[Start]
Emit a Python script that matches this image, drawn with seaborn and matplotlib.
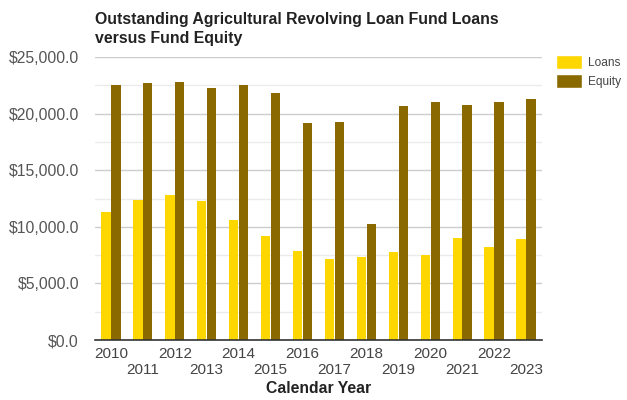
import pandas as pd
import seaborn as sns
import matplotlib.pyplot as plt
from matplotlib.patches import Patch
from matplotlib.ticker import MultipleLocator, FuncFormatter

# --- DADOS ---
years = [str(y) for y in range(2010, 2024)]
loans = [11330, 12370, 12840, 12250, 10630, 9210, 7880, 7170, 7290, 7790, 7470, 9030, 8200, 8910]
equity = [22490, 22700, 22790, 22280, 22490, 21780, 19160, 19270, 10240, 20660, 20990, 20780, 20990, 21280]
series = ["Loans", "Equity"]
colors = ["#ffd700", "#8a6a00"]

df = pd.DataFrame({"Year": years * 2,
                   "Value": loans + equity,
                   "Series": ["Loans"] * len(years) + ["Equity"] * len(years)})

sns.set_style("white")
plt.rcParams['font.family'] = ['Liberation Sans', 'DejaVu Sans']

fig = plt.figure(figsize=(6.27, 4.0), dpi=100)
ax = fig.add_axes([0.1515, 0.15, 0.7129, 0.7075])

sns.barplot(data=df, x="Year", y="Value", hue="Series", hue_order=series,
            palette=colors, width=0.62, gap=0.06, ax=ax, legend=False,
            edgecolor="none", saturation=1)

ax.set_ylim(0, 25000)
ax.set_xlim(-0.5, len(years) - 0.5)
ax.yaxis.set_major_locator(MultipleLocator(5000))
ax.yaxis.set_minor_locator(MultipleLocator(2500))
ax.yaxis.set_major_formatter(FuncFormatter(lambda v, p: f"${v:,.1f}"))
ax.grid(axis="y", which="major", color="#cccccc", linewidth=1)
ax.grid(axis="y", which="minor", color="#ebebeb", linewidth=1)
ax.set_axisbelow(True)
for s in ["top", "right", "left"]:
    ax.spines[s].set_visible(False)
ax.spines["bottom"].set_color("#333333")
ax.spines["bottom"].set_linewidth(1.2)

# rótulos alternados em duas linhas
ax.set_xticks(range(len(years)))
ax.set_xticklabels([y if i % 2 == 0 else "\n" + y for i, y in enumerate(years)])
ax.tick_params(axis="x", length=0, pad=5, labelsize=11, labelcolor="#444444")
ax.tick_params(axis="y", which="both", length=0, pad=11.5, labelsize=11.3, labelcolor="#555555")

ax.set_xlabel("Calendar Year", fontsize=11.3, fontweight="bold", color="#222222", labelpad=3)
ax.set_ylabel("")

fig.text(0.1515, 0.97, "Outstanding Agricultural Revolving Loan Fund Loans\nversus Fund Equity",
         fontsize=11.4, fontweight="bold", color="#222222", va="top", ha="left", linespacing=1.3)

handles = [Patch(facecolor=c, label=s) for c, s in zip(colors, series)]
fig.legend(handles=handles, loc="upper left", bbox_to_anchor=(0.886, 0.862), frameon=False,
           handlelength=2.25, handleheight=1.45, handletextpad=0.5, labelspacing=0.35,
           fontsize=8.6, labelcolor="#444444", borderaxespad=0, borderpad=0)

plt.savefig("out.png", dpi=100)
[End]
Quote the material in full and exactly; do not carry over its pictures.

* [WRITTEN RESPONSE]
Emit a Python script that matches this image, drawn with seaborn and matplotlib.
import pandas as pd
import seaborn as sns
import matplotlib.pyplot as plt
from matplotlib.patches import Patch
from matplotlib.ticker import MultipleLocator, FuncFormatter

# --- DADOS ---
years = [str(y) for y in range(2010, 2024)]
loans = [11330, 12370, 12840, 12250, 10630, 9210, 7880, 7170, 7290, 7790, 7470, 9030, 8200, 8910]
equity = [22490, 22700, 22790, 22280, 22490, 21780, 19160, 19270, 10240, 20660, 20990, 20780, 20990, 21280]
series = ["Loans", "Equity"]
colors = ["#ffd700", "#8a6a00"]

df = pd.DataFrame({"Year": years * 2,
                   "Value": loans + equity,
                   "Series": ["Loans"] * len(years) + ["Equity"] * len(years)})

sns.set_style("white")
plt.rcParams['font.family'] = ['Liberation Sans', 'DejaVu Sans']

fig = plt.figure(figsize=(6.27, 4.0), dpi=100)
ax = fig.add_axes([0.1515, 0.15, 0.7129, 0.7075])

sns.barplot(data=df, x="Year", y="Value", hue="Series", hue_order=series,
            palette=colors, width=0.62, gap=0.06, ax=ax, legend=False,
            edgecolor="none", saturation=1)

ax.set_ylim(0, 25000)
ax.set_xlim(-0.5, len(years) - 0.5)
ax.yaxis.set_major_locator(MultipleLocator(5000))
ax.yaxis.set_minor_locator(MultipleLocator(2500))
ax.yaxis.set_major_formatter(FuncFormatter(lambda v, p: f"${v:,.1f}"))
ax.grid(axis="y", which="major", color="#cccccc", linewidth=1)
ax.grid(axis="y", which="minor", color="#ebebeb", linewidth=1)
ax.set_axisbelow(True)
for s in ["top", "right", "left"]:
    ax.spines[s].set_visible(False)
ax.spines["bottom"].set_color("#333333")
ax.spines["bottom"].set_linewidth(1.2)

# rótulos alternados em duas linhas
ax.set_xticks(range(len(years)))
ax.set_xticklabels([y if i % 2 == 0 else "\n" + y for i, y in enumerate(years)])
ax.tick_params(axis="x", length=0, pad=5, labelsize=11, labelcolor="#444444")
ax.tick_params(axis="y", which="both", length=0, pad=11.5, labelsize=11.3, labelcolor="#555555")

ax.set_xlabel("Calendar Year", fontsize=11.3, fontweight="bold", color="#222222", labelpad=3)
ax.set_ylabel("")

fig.text(0.1515, 0.97, "Outstanding Agricultural Revolving Loan Fund Loans\nversus Fund Equity",
         fontsize=11.4, fontweight="bold", color="#222222", va="top", ha="left", linespacing=1.3)

handles = [Patch(facecolor=c, label=s) for c, s in zip(colors, series)]
fig.legend(handles=handles, loc="upper left", bbox_to_anchor=(0.886, 0.862), frameon=False,
           handlelength=2.25, handleheight=1.45, handletextpad=0.5, labelspacing=0.35,
           fontsize=8.6, labelcolor="#444444", borderaxespad=0, borderpad=0)

plt.savefig("out.png", dpi=100)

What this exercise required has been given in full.